In designing a system, I didn't take any cues from other Z80 systems and simply sought to build something that I could get running some kind of software with relative ease. It also seemed like it would be fun (and somewhat convenient) if I could design it such that it was possible to start with completely blank memory and get the system running without any external tools, but manually flipping switches on a front panel and feeding data in.
Some initial design sketches put the entire computer on a single board with serial ports and all of the memory, but I grew uncomfortable with the complexity. It would be somewhat difficult to test and debug all of the components on a single board, so I instead chose to split the design up into a series of cards, with the Z80 system bus broken out to a card slot where I could connect additional features incrementally as I designed them.
As it turns out, both a front panel with lights and switches for bootstrap and a mainboard that's basically just a backplane for plugging cards into it are both characteristics of the Altair 8800 computer from the 70s! It was encouraging to realize that the overall design I had come up with resembled one of the earliest microcomputers that came before the Z80-based home computers of the 1980s which this thing has similar technologies to.
Here's what my brain board looks like, with everything you need to get the CPU running:
I've included 32 kilobytes of RAM and 32 kilobytes of ROM (which is actually a FM18W08 FRAM for ease of programming, so I don't need to use higher voltages to write), and 1 MHz and 4 MHz clocks which can be manually switched between (or neither used, and clock sourced from elsewhere). There are provisions to disable the ROM either in software (by writing values into the 74HC174 4-bit register mapped to I/O address 0xFF), or manually by putting a jumper across a header for that purpose, so expansion cards can provide extra RAM (which might be pageable) or do something else with the bottom half of the system address space.
There's still some complexity here that I'm a bit nervous of in how the bus control signals get decoded to the chips here, and I haven't yet been able to do any real verification because I don't have a backplane yet.
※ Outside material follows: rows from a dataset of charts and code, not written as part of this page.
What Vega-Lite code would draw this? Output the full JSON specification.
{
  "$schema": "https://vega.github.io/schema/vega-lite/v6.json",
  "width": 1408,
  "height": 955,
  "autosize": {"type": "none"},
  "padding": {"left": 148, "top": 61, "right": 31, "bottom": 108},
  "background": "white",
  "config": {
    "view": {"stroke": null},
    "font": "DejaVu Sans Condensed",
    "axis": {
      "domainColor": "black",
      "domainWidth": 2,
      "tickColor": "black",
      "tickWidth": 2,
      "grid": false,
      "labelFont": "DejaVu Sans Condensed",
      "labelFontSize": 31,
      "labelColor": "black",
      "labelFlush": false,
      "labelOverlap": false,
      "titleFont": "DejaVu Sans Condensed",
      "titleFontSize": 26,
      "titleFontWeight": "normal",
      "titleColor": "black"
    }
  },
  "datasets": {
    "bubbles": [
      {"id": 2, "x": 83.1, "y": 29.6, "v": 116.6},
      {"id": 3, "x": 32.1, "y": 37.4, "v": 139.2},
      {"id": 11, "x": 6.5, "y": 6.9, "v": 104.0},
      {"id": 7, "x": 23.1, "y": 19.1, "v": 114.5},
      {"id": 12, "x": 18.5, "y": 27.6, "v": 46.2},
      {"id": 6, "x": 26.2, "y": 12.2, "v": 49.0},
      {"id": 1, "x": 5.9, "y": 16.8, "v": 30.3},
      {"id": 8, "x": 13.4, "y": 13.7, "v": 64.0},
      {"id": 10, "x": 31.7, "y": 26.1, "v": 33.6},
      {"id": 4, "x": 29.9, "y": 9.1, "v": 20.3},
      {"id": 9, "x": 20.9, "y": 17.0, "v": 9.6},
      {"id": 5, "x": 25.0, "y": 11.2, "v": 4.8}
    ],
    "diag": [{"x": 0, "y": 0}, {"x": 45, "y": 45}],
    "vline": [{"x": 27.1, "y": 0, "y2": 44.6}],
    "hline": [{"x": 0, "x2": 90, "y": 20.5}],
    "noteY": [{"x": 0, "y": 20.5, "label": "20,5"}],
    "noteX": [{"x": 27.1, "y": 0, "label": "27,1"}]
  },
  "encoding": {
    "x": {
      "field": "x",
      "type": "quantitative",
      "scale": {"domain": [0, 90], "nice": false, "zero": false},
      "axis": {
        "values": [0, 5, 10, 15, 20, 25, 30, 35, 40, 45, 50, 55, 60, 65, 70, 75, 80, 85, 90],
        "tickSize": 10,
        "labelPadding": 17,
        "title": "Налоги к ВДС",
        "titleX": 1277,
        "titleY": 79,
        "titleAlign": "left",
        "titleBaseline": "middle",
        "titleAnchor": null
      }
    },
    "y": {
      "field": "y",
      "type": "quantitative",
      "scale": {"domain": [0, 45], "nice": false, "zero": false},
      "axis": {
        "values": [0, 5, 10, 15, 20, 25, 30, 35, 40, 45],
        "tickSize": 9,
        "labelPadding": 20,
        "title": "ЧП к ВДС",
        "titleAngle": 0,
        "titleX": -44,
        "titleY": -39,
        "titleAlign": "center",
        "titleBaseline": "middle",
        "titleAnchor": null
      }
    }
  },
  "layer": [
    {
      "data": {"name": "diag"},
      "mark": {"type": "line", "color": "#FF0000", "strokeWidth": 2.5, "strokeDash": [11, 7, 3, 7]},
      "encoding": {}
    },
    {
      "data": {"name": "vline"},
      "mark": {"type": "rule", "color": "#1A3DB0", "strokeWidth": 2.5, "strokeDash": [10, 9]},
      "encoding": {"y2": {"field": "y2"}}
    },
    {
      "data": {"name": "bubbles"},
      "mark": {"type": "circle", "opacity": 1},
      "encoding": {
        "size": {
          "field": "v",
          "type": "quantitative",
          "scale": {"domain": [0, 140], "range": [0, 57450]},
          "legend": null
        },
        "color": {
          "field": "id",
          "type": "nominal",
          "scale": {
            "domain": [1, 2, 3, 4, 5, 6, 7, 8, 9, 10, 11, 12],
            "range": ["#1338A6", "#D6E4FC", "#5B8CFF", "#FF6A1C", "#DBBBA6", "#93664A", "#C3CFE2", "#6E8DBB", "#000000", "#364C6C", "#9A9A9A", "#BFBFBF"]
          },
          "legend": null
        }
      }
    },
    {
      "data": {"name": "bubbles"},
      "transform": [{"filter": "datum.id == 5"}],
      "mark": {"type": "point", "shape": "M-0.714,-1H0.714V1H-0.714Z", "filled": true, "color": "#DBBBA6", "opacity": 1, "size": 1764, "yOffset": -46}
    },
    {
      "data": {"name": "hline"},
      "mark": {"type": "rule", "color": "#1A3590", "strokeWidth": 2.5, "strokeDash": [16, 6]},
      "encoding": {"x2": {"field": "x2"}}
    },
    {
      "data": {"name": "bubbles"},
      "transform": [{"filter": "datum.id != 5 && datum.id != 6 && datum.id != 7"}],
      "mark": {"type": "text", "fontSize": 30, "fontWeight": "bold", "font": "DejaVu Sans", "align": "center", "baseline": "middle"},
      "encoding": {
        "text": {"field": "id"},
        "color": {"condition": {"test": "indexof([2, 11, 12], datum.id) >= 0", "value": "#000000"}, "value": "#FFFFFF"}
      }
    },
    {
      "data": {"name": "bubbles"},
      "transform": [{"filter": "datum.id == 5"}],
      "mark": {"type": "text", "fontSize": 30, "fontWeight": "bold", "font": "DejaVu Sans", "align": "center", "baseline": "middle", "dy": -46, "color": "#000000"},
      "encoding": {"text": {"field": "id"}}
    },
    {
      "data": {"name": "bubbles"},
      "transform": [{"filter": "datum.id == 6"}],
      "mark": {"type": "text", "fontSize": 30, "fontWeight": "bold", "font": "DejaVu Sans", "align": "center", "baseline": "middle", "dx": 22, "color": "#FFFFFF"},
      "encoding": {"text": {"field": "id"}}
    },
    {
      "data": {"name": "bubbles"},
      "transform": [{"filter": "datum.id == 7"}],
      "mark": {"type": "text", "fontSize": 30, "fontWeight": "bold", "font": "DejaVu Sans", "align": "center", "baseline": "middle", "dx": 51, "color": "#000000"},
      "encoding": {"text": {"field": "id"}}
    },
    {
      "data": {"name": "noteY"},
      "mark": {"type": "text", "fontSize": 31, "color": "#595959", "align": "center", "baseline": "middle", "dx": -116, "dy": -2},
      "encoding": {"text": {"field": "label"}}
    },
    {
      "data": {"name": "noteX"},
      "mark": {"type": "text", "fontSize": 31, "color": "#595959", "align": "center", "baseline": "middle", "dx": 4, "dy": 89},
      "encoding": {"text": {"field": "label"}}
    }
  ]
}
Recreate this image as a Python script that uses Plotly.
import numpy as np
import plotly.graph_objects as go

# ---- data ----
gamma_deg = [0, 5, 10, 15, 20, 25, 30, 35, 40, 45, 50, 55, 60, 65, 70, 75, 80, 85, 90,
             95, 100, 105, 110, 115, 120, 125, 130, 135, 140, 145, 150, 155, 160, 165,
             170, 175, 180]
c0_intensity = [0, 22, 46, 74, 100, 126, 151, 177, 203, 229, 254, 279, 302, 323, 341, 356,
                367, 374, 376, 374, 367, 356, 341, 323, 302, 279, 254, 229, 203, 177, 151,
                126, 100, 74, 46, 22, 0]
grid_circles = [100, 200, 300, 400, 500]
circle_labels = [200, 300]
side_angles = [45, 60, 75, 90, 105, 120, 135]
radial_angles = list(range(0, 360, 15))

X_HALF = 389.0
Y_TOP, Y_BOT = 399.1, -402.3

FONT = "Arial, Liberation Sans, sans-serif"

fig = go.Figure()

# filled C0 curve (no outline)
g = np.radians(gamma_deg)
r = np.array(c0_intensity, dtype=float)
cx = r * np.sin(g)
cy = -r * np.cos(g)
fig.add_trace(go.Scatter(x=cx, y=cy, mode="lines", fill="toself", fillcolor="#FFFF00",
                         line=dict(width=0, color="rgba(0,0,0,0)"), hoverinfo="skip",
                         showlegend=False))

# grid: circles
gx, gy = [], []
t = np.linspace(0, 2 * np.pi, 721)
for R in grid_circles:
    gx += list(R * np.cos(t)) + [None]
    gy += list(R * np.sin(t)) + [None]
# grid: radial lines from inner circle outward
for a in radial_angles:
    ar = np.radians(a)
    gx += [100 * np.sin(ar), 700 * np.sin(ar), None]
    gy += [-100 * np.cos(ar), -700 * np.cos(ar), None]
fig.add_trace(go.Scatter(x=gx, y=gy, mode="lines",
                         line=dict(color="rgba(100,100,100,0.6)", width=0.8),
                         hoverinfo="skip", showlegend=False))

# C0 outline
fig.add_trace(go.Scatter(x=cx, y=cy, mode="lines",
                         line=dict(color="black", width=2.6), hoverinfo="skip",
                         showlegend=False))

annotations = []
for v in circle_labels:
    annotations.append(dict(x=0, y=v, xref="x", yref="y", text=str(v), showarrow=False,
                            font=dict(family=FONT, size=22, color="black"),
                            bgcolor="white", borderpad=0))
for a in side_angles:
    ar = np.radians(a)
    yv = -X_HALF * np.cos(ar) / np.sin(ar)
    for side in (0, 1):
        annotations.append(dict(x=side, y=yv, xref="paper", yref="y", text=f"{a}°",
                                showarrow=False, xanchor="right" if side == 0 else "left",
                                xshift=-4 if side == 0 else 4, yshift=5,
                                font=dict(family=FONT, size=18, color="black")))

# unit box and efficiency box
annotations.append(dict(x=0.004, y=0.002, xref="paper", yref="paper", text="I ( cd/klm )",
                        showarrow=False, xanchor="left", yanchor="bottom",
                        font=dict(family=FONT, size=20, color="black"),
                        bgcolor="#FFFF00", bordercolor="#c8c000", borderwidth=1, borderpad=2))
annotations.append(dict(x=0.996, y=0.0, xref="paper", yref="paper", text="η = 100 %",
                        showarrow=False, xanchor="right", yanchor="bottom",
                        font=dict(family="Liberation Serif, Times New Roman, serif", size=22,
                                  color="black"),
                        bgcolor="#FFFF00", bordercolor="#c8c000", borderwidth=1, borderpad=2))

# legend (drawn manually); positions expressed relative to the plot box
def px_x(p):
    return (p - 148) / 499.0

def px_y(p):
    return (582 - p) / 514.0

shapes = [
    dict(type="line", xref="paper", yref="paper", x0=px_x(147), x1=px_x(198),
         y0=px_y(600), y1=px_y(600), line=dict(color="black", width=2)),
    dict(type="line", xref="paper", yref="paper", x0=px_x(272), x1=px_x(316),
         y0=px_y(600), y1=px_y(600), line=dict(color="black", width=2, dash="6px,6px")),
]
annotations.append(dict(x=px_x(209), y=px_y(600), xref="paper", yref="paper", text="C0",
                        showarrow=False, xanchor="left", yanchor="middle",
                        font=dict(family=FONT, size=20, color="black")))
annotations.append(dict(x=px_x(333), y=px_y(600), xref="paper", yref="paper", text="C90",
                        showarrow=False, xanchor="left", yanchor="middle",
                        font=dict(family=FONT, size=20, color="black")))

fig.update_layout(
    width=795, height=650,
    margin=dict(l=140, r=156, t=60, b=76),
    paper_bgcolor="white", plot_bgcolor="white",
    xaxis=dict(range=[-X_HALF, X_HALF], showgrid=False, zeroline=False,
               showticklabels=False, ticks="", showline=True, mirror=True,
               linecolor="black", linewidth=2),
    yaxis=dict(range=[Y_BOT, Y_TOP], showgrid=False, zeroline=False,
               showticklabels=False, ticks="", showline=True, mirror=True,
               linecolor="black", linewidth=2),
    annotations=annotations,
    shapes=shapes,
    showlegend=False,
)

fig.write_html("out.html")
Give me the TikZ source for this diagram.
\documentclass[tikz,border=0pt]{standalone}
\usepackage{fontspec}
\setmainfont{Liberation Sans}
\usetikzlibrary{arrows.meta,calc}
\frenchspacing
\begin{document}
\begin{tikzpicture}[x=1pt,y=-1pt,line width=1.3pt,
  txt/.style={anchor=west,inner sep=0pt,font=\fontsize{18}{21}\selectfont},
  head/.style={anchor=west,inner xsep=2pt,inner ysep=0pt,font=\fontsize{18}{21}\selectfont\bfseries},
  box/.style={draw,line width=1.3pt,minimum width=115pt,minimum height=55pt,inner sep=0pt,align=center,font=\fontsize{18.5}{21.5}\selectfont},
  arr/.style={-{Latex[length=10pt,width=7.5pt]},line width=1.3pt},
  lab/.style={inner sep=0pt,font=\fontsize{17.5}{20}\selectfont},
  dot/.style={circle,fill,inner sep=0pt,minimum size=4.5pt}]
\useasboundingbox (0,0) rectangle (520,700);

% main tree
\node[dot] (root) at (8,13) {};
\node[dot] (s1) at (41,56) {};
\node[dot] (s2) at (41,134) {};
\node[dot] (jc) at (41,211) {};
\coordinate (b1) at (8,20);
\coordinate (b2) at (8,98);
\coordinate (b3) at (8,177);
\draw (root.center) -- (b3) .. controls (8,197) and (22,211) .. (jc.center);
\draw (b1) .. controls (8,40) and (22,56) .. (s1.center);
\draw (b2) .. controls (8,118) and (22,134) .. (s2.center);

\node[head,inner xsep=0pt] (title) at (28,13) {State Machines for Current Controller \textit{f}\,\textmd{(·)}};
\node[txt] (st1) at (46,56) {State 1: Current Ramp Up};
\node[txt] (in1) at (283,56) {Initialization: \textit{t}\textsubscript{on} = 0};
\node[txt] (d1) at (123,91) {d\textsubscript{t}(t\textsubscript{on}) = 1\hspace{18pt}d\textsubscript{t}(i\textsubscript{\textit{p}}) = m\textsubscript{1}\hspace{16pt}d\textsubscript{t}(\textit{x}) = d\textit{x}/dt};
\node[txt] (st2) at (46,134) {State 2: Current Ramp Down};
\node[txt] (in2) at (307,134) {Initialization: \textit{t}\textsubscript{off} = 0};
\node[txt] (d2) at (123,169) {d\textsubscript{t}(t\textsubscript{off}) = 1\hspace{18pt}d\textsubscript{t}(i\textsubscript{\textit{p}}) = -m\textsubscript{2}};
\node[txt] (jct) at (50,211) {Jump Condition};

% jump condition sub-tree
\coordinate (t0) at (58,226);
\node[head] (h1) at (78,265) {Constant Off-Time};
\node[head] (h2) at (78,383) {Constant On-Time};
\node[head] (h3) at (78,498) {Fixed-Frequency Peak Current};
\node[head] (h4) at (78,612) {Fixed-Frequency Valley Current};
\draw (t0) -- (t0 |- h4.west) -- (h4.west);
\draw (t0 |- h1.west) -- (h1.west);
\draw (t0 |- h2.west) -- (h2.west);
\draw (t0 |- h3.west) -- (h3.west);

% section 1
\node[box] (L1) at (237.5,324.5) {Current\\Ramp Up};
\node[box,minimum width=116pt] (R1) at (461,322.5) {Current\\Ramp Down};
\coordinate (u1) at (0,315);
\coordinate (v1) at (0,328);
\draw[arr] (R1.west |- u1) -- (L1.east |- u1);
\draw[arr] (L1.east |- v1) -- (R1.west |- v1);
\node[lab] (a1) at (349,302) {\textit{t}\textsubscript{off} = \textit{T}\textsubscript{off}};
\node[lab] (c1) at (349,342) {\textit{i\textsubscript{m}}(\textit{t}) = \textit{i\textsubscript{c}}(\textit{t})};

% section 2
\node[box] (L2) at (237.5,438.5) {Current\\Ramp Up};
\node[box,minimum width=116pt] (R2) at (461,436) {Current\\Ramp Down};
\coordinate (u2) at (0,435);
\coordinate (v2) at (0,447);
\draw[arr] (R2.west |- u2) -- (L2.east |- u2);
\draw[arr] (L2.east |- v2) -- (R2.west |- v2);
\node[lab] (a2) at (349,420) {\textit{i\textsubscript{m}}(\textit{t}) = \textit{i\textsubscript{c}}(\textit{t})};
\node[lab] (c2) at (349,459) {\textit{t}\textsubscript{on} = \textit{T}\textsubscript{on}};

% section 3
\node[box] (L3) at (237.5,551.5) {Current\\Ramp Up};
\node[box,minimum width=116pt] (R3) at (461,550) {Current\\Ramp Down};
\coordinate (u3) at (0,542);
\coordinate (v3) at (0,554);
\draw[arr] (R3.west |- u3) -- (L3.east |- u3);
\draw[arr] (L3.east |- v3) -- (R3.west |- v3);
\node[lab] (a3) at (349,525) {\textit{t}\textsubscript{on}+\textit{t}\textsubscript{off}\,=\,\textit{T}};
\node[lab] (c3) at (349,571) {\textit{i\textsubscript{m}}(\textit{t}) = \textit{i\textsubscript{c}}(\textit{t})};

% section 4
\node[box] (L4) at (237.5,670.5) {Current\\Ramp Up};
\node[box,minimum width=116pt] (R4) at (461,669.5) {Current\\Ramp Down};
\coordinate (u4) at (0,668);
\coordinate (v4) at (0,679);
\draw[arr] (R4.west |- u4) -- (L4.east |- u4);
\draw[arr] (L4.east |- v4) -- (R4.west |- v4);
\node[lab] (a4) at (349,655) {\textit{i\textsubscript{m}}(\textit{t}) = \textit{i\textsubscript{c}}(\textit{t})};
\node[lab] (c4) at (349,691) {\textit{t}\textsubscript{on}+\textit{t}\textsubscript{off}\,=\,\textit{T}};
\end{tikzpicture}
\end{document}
The design looks like this:
This board has four 58-pin card sockets (using Samtec MECF-30s), and are meant to be daisy-chainable with the 64-pin DIN41612 connectors on either end. To assist with debugging I also included some LEDs to show the values on the data and address buses, since it costs almost nothing to add a few LEDs to a board that's being assembled commercially. I haven't been able to get this built yet because the lead time on the card edge connectors was very long (they're currently estimated to arrive at the assembler near the end of August), so the brain board has been sitting while I wait.
I haven't been idle while I wait, but I'll discuss that in another post soon since this one is getting long.